A rigor, pode-se afirmar, sem medo de errar, uma premissa constitutiva desse texto, o espetáculo como um momento e um movimento imanentes da vida societária, de maneira similar às encenações, ritos, rituais, imaginários, representações, papéis, máscaras sociais etc. Portanto, o espetáculo deve ser compreendido como inerente a todas sociedades humanas e, por conseguinte, presente em praticamente todas instâncias organizativas e práticas sociais, dentre elas, o poder político e a política.
A questão a ser enfrentada não diz respeito então aos relacionamentos, historicamente existentes, entre espetáculo, poder político, política e vida em sociedade, mas a uma espécie de atualização desse problema: como o espetáculo, o poder político e a política se relacionam em uma nova e contemporânea circunstância societária, estruturada em rede (Castells, 1996-1998) e ambientada pela mídia (Rubim, 2000 e 2001)?
A caracterização da sociabilidade contemporânea tem demandado complexos e multifacetados esforços de reflexão, que apresentam muitas discrepâncias, mas, simultaneamente, contêm algumas convergências, dentre elas o reconhecimento do significativo lugar ocupado pela comunicação e pela informação na conformação da sociedade capitalista contemporânea. No âmbito dessas reflexões, considerado o foco de interesse específico do presente texto, certamente aquela empreendida por Guy Debord, em seus livros La société du spectacle (1967) e Commentaires sur la société du spectacle (1988) se destaca. O caráter inaugural do livro de 1967, seu impacto na época e o renovado interesse pela obra de Debord e da Internacional Situacionista na atualidade, de imediato, apontam a importância desse autor como inaugurador de uma reflexão sobre o espetáculo, realizada em sintonia fina com a contemporaneidade.
Ainda que, em um livro, escrito ao estilo manifesto, seja difícil exigir e buscar um conceito rigoroso e nitidamente formulado de espetáculo, dois eixos interpretativos ganham destaque e podem servir de âncora para compreender a concepção de espetáculo, conforme a construção teórica de Debord.
Um desses eixos aponta o espetáculo como expressão de uma situação histórica em que a ``mercadoria ocupou totalmente a vida social'' (Debord, 1997, p.30).
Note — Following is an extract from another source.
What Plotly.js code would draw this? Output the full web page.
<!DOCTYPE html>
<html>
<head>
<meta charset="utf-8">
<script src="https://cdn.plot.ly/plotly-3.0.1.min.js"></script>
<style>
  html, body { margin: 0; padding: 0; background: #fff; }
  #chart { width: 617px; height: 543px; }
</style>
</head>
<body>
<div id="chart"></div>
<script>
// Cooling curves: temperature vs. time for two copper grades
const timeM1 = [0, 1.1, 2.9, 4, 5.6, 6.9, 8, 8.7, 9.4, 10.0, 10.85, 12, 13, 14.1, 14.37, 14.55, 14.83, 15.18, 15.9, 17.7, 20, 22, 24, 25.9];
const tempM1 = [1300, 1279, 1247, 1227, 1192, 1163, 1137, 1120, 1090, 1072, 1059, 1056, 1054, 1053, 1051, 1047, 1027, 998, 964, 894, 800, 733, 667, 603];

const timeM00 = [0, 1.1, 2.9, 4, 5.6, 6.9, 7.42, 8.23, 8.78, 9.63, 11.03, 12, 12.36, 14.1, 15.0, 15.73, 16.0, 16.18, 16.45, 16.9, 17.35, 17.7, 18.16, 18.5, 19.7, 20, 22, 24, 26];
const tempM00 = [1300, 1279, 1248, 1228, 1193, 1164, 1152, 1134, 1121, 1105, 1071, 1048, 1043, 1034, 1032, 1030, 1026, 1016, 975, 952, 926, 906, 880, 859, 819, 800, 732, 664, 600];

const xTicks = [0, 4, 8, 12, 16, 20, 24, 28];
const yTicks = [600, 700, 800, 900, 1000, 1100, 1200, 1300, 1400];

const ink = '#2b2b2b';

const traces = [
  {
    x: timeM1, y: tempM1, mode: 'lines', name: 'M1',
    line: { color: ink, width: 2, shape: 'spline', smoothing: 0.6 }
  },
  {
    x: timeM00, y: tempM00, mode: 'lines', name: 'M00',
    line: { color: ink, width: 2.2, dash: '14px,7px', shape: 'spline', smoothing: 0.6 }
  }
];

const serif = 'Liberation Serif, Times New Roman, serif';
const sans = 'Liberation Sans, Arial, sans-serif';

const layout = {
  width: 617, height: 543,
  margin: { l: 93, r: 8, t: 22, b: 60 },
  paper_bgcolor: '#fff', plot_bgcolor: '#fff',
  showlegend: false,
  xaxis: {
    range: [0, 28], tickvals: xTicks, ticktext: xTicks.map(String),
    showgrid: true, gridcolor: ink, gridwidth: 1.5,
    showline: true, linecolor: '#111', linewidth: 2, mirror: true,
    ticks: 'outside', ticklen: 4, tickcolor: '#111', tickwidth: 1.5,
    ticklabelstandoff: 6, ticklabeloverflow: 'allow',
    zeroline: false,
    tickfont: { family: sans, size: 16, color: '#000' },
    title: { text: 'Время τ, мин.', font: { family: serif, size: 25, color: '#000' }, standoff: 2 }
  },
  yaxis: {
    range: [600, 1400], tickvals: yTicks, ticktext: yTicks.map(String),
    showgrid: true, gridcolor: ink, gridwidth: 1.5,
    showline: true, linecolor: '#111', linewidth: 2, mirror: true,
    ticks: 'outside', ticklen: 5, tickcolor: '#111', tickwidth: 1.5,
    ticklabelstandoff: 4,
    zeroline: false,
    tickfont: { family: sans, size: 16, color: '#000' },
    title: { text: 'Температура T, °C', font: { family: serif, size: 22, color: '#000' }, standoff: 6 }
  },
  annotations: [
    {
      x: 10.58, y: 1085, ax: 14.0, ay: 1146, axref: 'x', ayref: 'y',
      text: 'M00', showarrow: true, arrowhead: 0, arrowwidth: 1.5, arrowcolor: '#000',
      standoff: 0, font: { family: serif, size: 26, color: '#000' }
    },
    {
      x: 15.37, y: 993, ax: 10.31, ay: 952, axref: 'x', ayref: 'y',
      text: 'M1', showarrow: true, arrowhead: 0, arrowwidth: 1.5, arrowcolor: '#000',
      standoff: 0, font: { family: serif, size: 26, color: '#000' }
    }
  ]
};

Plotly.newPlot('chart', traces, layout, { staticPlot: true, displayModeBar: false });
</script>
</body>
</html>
Espetáculo, mercadoria e capitalismo estão umbilicalmente associados. Desse modo, a sociedade do espetáculo pode ser interpretada como conformação avançada do capitalismo, como a etapa contemporânea da sociedade capitalista. Guardadas peculiaridades e diferenças, a elaboração de Guy Debord pode ser aproximada, como muita probabilidade, àquela trabalhada por alguns autores contemporâneos que pensam a sociedade atual como a modalidade contemporânea do capitalismo, marcada pela intensa presença e convergência da comunicação, da informação, das telecomunicações, da informática e pela aceitação de que elas tornaram-se as mercadorias diferenciais, as zonas privilegiadas de acumulação e os setores de ponta do desenvolvimento científico e tecnológico dessa etapa do capitalismo.
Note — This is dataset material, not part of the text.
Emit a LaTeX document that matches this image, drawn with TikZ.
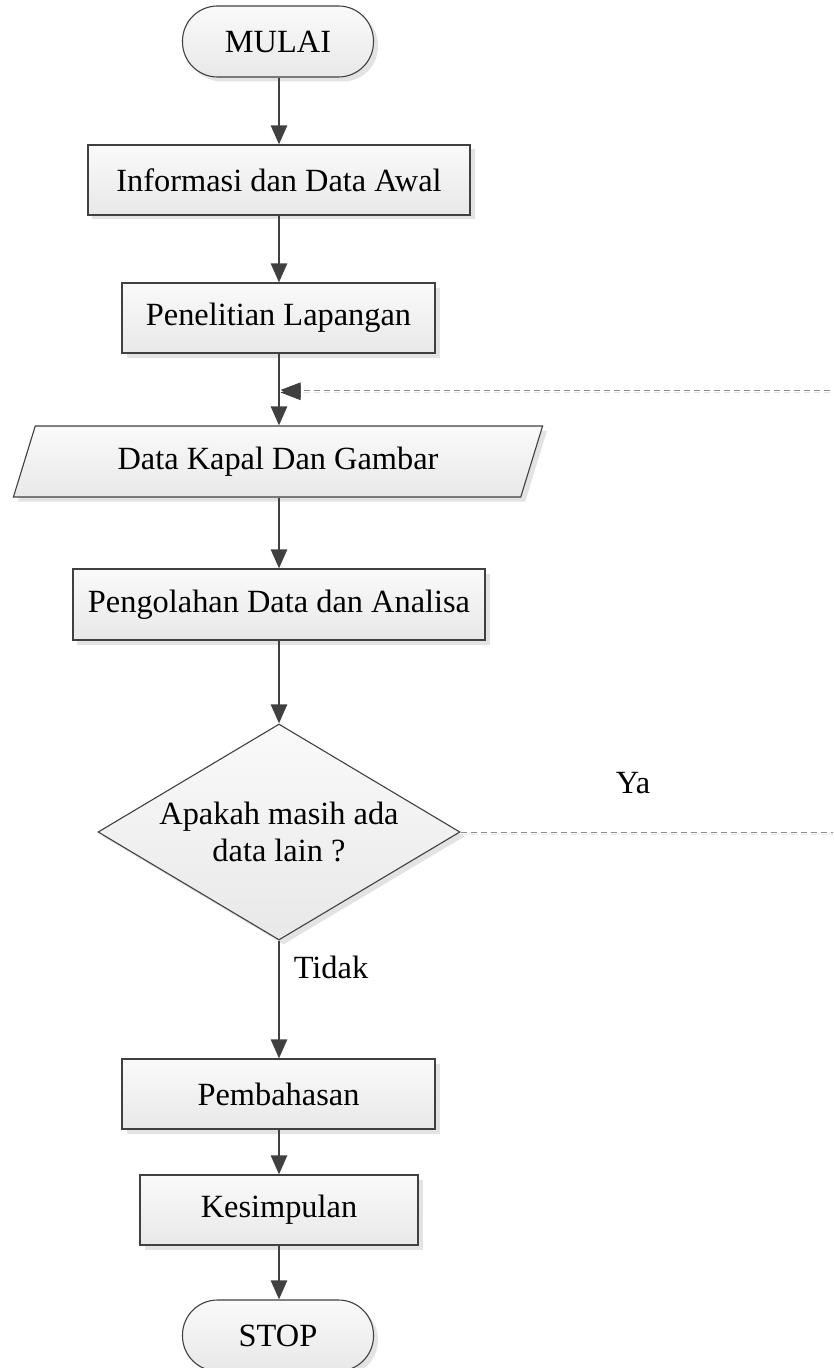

O outro eixo interpretativo, que interessa sobremodo à escritura deste texto, a anunciada separação entre real e representação. Tal cisão, consumada na contemporaneidade, inaugura a possibilidade da sociedade do espetáculo. Nela, as imagens passam a ter lugar privilegiado no âmbito das representações. Nas palavras de Debord: ``O espetáculo, como tendência a fazer ver (por diferentes mediações especializadas) o mundo que já não se pode tocar diretamente, serve-se da visão como sentido privilegiado da pessoa humana'' (Debord, 1997, p.18). Entretanto, ``o espetáculo não é um conjunto de imagens, mas uma relação social entre pessoas, mediada por imagens'' (Debord, 1997, p.14). A emergência de uma sociedade do espetáculo depende assim desta ``separação consumada'', mas requer uma outra condição: a autonomização da representação frente ao real. ``Sempre que haja representação independente, o espetáculo se reconstitui'' (Debord, 1997, p.18).
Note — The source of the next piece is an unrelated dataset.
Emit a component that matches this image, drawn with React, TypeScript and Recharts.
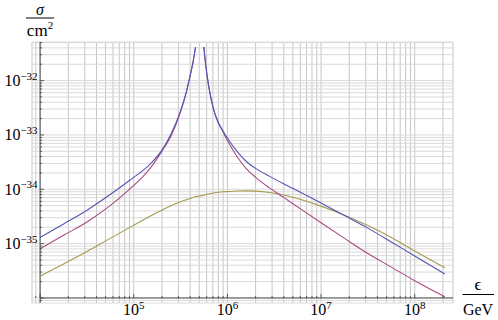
import React from 'react';
import { LineChart, Line, XAxis, YAxis, CartesianGrid, ReferenceLine } from 'recharts';

// energies in GeV
const energies = [
  1e4, 1.8e4, 3.2e4, 5.6e4, 1e5, 1.26e5, 1.58e5, 2e5, 2.5e5, 3.16e5, 3.63e5, 3.98e5, 4.27e5, 4.57e5,
  5.05e5,
  5.6e5, 5.89e5, 6.31e5, 7.08e5, 7.94e5, 8.91e5, 1e6, 1.26e6, 1.58e6, 2e6, 2.82e6, 3.98e6, 6.31e6,
  1e7, 1.78e7, 3.16e7, 5.62e7, 1e8, 2.1e8,
];

// cross sections in cm^2
const sigmaBlue = [
  1.3e-35, 2.32e-35, 4.17e-35, 8.0e-35, 1.66e-34, 2.23e-34, 3.21e-34, 5.25e-34, 1.04e-33, 2.78e-33, 5.99e-33, 1.19e-32, 2.07e-32, 4.15e-32,
  null,
  4.15e-32, 1.82e-32, 7.91e-33, 3.06e-33, 1.73e-33, 1.21e-33, 8.76e-34, 5.03e-34, 3.28e-34, 2.43e-34, 1.73e-34, 1.26e-34, 8.43e-35,
  5.57e-35, 3.28e-35, 1.93e-35, 1.075e-35, 5.92e-36, 2.77e-36,
];
const sigmaMagenta = [
  8.07e-36, 1.44e-35, 2.53e-35, 5.0e-35, 1.18e-34, 1.73e-34, 2.76e-34, 5.03e-34, 9.54e-34, 2.66e-33, 5.99e-33, 1.19e-32, 2.07e-32, 4.15e-32,
  null,
  4.15e-32, 1.82e-32, 7.91e-33, 3.06e-33, 1.73e-33, 1.16e-33, 7.87e-34, 4.06e-34, 2.43e-34, 1.66e-34, 1.06e-34, 7.11e-35, 4.13e-35,
  2.42e-35, 1.25e-35, 6.58e-36, 3.7e-36, 2.08e-36, 1.05e-36,
];
const sigmaYellow = [
  2.52e-36, 4.28e-36, 7.26e-36, 1.25e-35, 2.18e-35, 2.72e-35, 3.36e-35, 4.13e-35, 5.0e-35, 5.89e-35, 6.41e-35, 6.75e-35, 7.05e-35, 7.29e-35,
  7.51e-35,
  7.84e-35, 8.01e-35, 8.22e-35, 8.54e-35, 8.8e-35, 8.99e-35, 9.1e-35, 9.29e-35, 9.37e-35, 9.26e-35, 8.72e-35, 7.84e-35, 6.33e-35,
  4.9e-35, 3.34e-35, 2.15e-35, 1.3e-35, 7.32e-36, 3.59e-36,
];

const xRange = [1e4, 2.1e8];
const yRange = [1e-36, 4.15e-32];

const COLORS = { blue: '#5555b4', magenta: '#a84a82', yellow: '#a69a4e' };

const W = 498;
const H = 320;
const M = { top: 42, right: 45, bottom: 0, left: 0 };
const Y_AXIS_W = 32;
const X_AXIS_H = 17;
const PAD = 0.02;
const PLOT_W = W - M.left - M.right - Y_AXIS_W;
const PLOT_H = H - M.top - M.bottom - X_AXIS_H;
const X_PAD_PX = (PLOT_W * PAD) / (1 + 2 * PAD);
const Y_PAD_PX = (PLOT_H * PAD) / (1 + 2 * PAD);
const FONT = "'Liberation Serif', 'Times New Roman', Times, serif";

const data = energies.map((e, i) => ({
  e,
  blue: sigmaBlue[i],
  magenta: sigmaMagenta[i],
  yellow: sigmaYellow[i],
}));

function padLog([a, b]: number[]) {
  const la = Math.log10(a);
  const lb = Math.log10(b);
  const p = (lb - la) * PAD;
  return [Math.pow(10, la - p), Math.pow(10, lb + p)];
}
const xDomain = padLog(xRange);
const yDomain = padLog(yRange);

function logTicks([lo, hi]: number[]) {
  const out: number[] = [];
  for (let n = Math.floor(Math.log10(lo)); n <= Math.ceil(Math.log10(hi)); n++) {
    for (let k = 1; k <= 9; k++) {
      const v = k * Math.pow(10, n);
      if (v >= lo && v <= hi) out.push(v);
    }
  }
  return out;
}
const xTicks = logTicks(xDomain);
const yTicks = logTicks(yDomain);

function decade(v: number) {
  const l = Math.log10(v);
  const r = Math.round(l);
  return Math.abs(l - r) < 1e-6 ? r : null;
}
function same(a: number, b: number) {
  return Math.abs(Math.log10(a) - Math.log10(b)) < 1e-6;
}

const AXIS = '#3a3a3a';

const XTick = (props: any) => {
  const { x, y, payload } = props;
  const d = decade(payload.value);
  const ay = y - Y_PAD_PX;
  const atOrigin = same(payload.value, xRange[0]);
  return (
    <g>
      <line x1={x} x2={x} y1={ay} y2={ay - (d !== null ? 4 : 2)} stroke={AXIS} strokeWidth={0.8} />
      {d !== null && !atOrigin && (
        <text x={x} y={ay + 17.5} textAnchor="middle" fontFamily={FONT} fontSize={16} fill="#000">
          10<tspan dy={-6} fontSize={11}>{String(d)}</tspan>
        </text>
      )}
    </g>
  );
};

const YTick = (props: any) => {
  const { x, y, payload } = props;
  const d = decade(payload.value);
  const ax = x + X_PAD_PX;
  const atOrigin = same(payload.value, yRange[0]);
  return (
    <g>
      <line x1={ax} x2={ax + (d !== null ? 4 : 2)} y1={y} y2={y} stroke={AXIS} strokeWidth={0.8} />
      {d !== null && !atOrigin && (
        <text x={ax - 2.5} y={y + 5.5} textAnchor="end" fontFamily={FONT} fontSize={16} fill="#000">
          10<tspan dy={-6.5} fontSize={11}>{'\u2212' + String(-d)}</tspan>
        </text>
      )}
    </g>
  );
};

export default function App() {
  return (
    <div style={{ position: 'absolute', left: 0, top: 0, width: W, height: H, background: '#fff', fontFamily: FONT }}>
      <LineChart width={W} height={H} data={data} margin={M}>
        <CartesianGrid horizontal={false} vertical={true} stroke="#c6c6c6" strokeWidth={1} />
        <CartesianGrid horizontal={true} vertical={false} stroke="#dadada" strokeWidth={1} />
        <XAxis
          dataKey="e"
          type="number"
          scale="log"
          domain={xDomain}
          allowDataOverflow
          ticks={xTicks}
          interval={0}
          tickSize={0}
          tickMargin={0}
          axisLine={false}
          tickLine={false}
          height={X_AXIS_H}
          tick={<XTick />}
        />
        <YAxis
          type="number"
          scale="log"
          domain={yDomain}
          allowDataOverflow
          ticks={yTicks}
          interval={0}
          tickSize={0}
          tickMargin={0}
          axisLine={false}
          tickLine={false}
          width={Y_AXIS_W}
          tick={<YTick />}
        />
        <ReferenceLine x={xRange[0]} stroke={AXIS} strokeWidth={0.9} />
        <ReferenceLine
          segment={[{ x: xRange[0], y: yRange[0] }, { x: xDomain[1], y: yRange[0] }]}
          stroke={AXIS}
          strokeWidth={0.9}
        />
        <Line dataKey="yellow" stroke={COLORS.yellow} strokeWidth={1.1} dot={false} type="monotone" isAnimationActive={false} />
        <Line dataKey="magenta" stroke={COLORS.magenta} strokeWidth={1.1} dot={false} type="monotone" isAnimationActive={false} />
        <Line dataKey="blue" stroke={COLORS.blue} strokeWidth={1.1} dot={false} type="monotone" isAnimationActive={false} />
      </LineChart>
      <svg width={W} height={H} style={{ position: 'absolute', left: 0, top: 0, pointerEvents: 'none' }}>
        <g fontFamily={FONT} fill="#000">
          <text x={40} y={14.5} textAnchor="middle" fontSize={16} fontStyle="italic">σ</text>
          <line x1={26} x2={54} y1={18} y2={18} stroke="#000" strokeWidth={1} />
          <text x={40} y={36} textAnchor="middle" fontSize={17}>
            cm<tspan dy={-7} fontSize={11}>2</tspan>
          </text>
          <text x={478} y={290} textAnchor="middle" fontSize={17}>ϵ</text>
          <line x1={462.5} x2={494} y1={294.5} y2={294.5} stroke="#000" strokeWidth={1} />
          <text x={478} y={315} textAnchor="middle" fontSize={16}>GeV</text>
        </g>
      </svg>
    </div>
  );
}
A perspicácia das formulações, tornando-as capazes, em afinidade eletiva, de vislumbrar atentamente os movimentos do contemporâneo, sem dúvida, se constitui em um dos pontos de destaque da obra de Guy Debord e reafirma a atualidade de suas reflexões. Isto não pode significar, no entanto, a aceitação integral, sem mais, de sua elaboração teórica. Além da flutuação conceitual, natural em uma obra-manifesto, a construção de Debord encontra-se prejudicada, pois atribui ao espetáculo, como dispositivo imanente, uma conotação sempre negativa.
Tal visão prejudicada decorre de dois movimentos. O primeiro diz respeito à redução do espetáculo a um determinismo econômico, intrinsecamente mercantil e capitalista, que interdita ao espetáculo qualquer outra alternativa de realização, econômica e/ou ideológica, fora de uma dinâmica capitalista e suprime até mesmo a perspectiva da existência de contradições em seu processo de produção. O espetáculo, assim, seria sempre prisioneiro do capital, nunca poderia se produzir em suas zonas de fronteiras, fora de seus limites ou em manifesto antagonismo contra ele. O espetáculo de tal modo estaria comprometido com a forma mercadoria e a ideologia burguesa, que teria interditada qualquer possibilidade libertadora.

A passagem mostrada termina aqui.